対象外のケース②人が亡くなってから希釈期間の3年が経過した場合
人が亡くなってから時間が経過している場合、どの範囲までを告知を要するかがポイントになります。
実際には、その事件性や周知性、社会に与えた影響等により変化すると考えられています。
実際に、さまざまな判例から殺人や自殺、事故死の場合は事案の発生から少なくとも3年間、借主に対して告知しなければなりません。
3年を超えた場合、希釈期間を経過した形となり、告知の義務がなくなります。
対象外のケース③隣接住戸・通常使用しない共用部分で人が亡くなった場合
近隣住戸で死亡事故が発生した場合や、共用部分で人が亡くなったケースでは告知義務がありません。
とくに、アパートやマンションなどの集合住宅において、ベランダやエレベーターなどの共用部分で発生した事象は、ガイドライン上で告知義務はないとされています。
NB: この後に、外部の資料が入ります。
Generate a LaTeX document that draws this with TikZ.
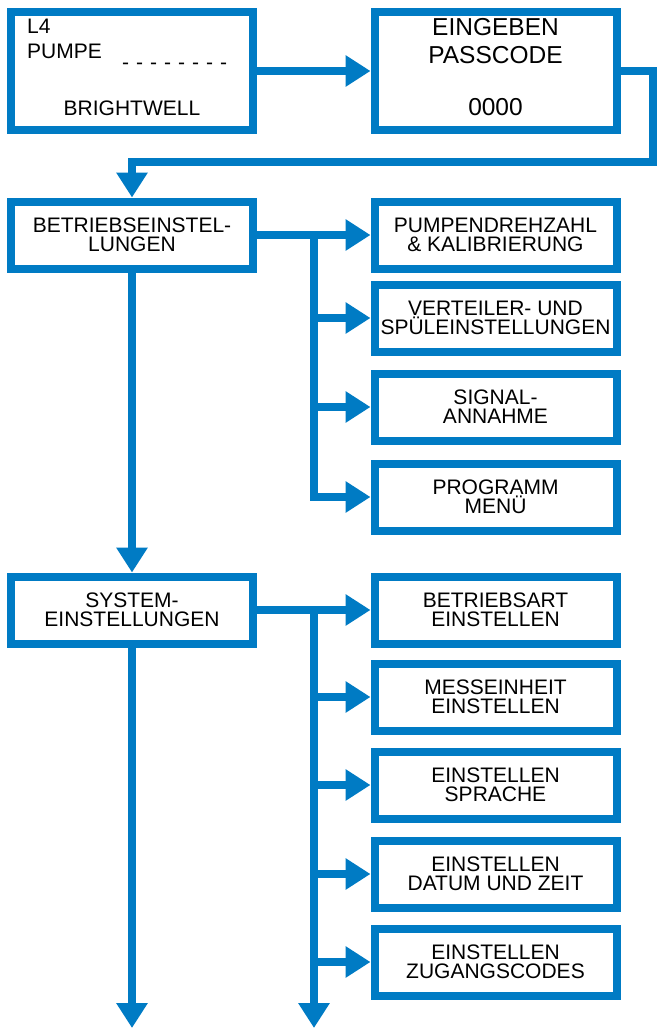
\documentclass[tikz,border=0pt]{standalone}
\usepackage{fontspec}
\setmainfont{Liberation Sans}
\usetikzlibrary{arrows.meta}
\definecolor{flowblue}{RGB}{0,123,196}

\begin{document}
\begin{tikzpicture}[
    x=1pt, y=-1pt,
    menubox/.style={draw=flowblue, line width=8pt, minimum width=242pt, minimum height=67pt,
      inner sep=0pt, align=center, font=\fontsize{21}{19}\selectfont},
    screenbox/.style={menubox, minimum height=118pt},
    screentext/.style={inner sep=0pt, font=\fontsize{21}{19}\selectfont},
    codetext/.style={inner sep=0pt, font=\fontsize{24.5}{22}\selectfont},
    flow/.style={draw=flowblue, line width=8pt, -{Triangle[length=25pt,width=30pt]}}
  ]
    \useasboundingbox (0,0) rectangle (657,1029);

    % Display screens
    \node[screenbox] (start) at (132,71) {};
    \node[screenbox] (code) at (495.5,71) {};
    \node[screentext, anchor=base west] (model) at (27,33) {L4};
    \node[screentext, anchor=base west] (pump) at (27,58) {PUMPE};
    \node[screentext, anchor=base west] (dashes) at (122,69) {\spaceskip=7pt\relax - - - - - - - -};
    \node[screentext, anchor=base] (brand) at (132,115) {BRIGHTWELL};
    \node[codetext, anchor=base] (enter) at (495.5,35) {EINGEBEN};
    \node[codetext, anchor=base] (pass) at (495.5,63) {PASSCODE};
    \node[codetext, anchor=base] (zeros) at (495.5,115) {0000};

    % Main menu
    \node[menubox] (betr) at (132,235) {BETRIEBSEINSTEL-\\LUNGEN};
    \node[menubox] (sys) at (132,610) {SYSTEM-\\EINSTELLUNGEN};

    % Operating settings submenu
    \foreach \i/\y/\txt in {1/235/{PUMPENDREHZAHL\\\& KALIBRIERUNG},
                             2/318/{VERTEILER- UND\\SPÜLEINSTELLUNGEN},
                             3/407/{SIGNAL-\\ANNAHME},
                             4/497/{PROGRAMM\\MENÜ}}
      \node[menubox] (betr\i) at (495.5,\y) {\txt};

    % System settings submenu
    \foreach \i/\y/\txt in {1/610/{BETRIEBSART\\EINSTELLEN},
                             2/697/{MESSEINHEIT\\EINSTELLEN},
                             3/785/{EINSTELLEN\\SPRACHE},
                             4/874/{EINSTELLEN\\DATUM UND ZEIT},
                             5/962/{EINSTELLEN\\ZUGANGSCODES}}
      \node[menubox] (sys\i) at (495.5,\y) {\txt};

    % Connections
    \coordinate (turn) at (653,162);
    \coordinate (bsplit) at (314,235);
    \coordinate (ssplit) at (314,610);
    \coordinate (mainend) at (132,1028);
    \coordinate (subend) at (314,1028);

    \draw[flow] (start.east) -- (code.west);
    \draw[flow] (code.east) -| (turn) -| (betr.north);

    \draw[flow] (betr.east) -- (betr1.west);
    \foreach \i in {2,3,4}
      \draw[flow] (bsplit) |- (betr\i.west);
    \draw[flow] (betr.south) -- (sys.north);

    \draw[flow] (sys.east) -- (sys1.west);
    \foreach \i in {2,3,4,5}
      \draw[flow] (ssplit) |- (sys\i.west);
    \draw[flow] (ssplit) -- (subend);
    \draw[flow] (sys.south) -- (mainend);

  \end{tikzpicture}
\end{document}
ただし、日常的に使用する場所で発生した場合、住み心地にも影響を与えるため告知対象とされています。
心理的瑕疵物件の有無をしっかり確認しよう
心理的瑕疵物件は、人によってはとても気になるものであり、契約したあとに事実が発覚しても手遅れとなります。
よって、事前に心理的瑕疵物件であるかどうかをしっかりと判断する必要があります。
また、自分自身の所有している物件で心理的瑕疵の事象が発生した場合、不動産会社に正しく告知してください。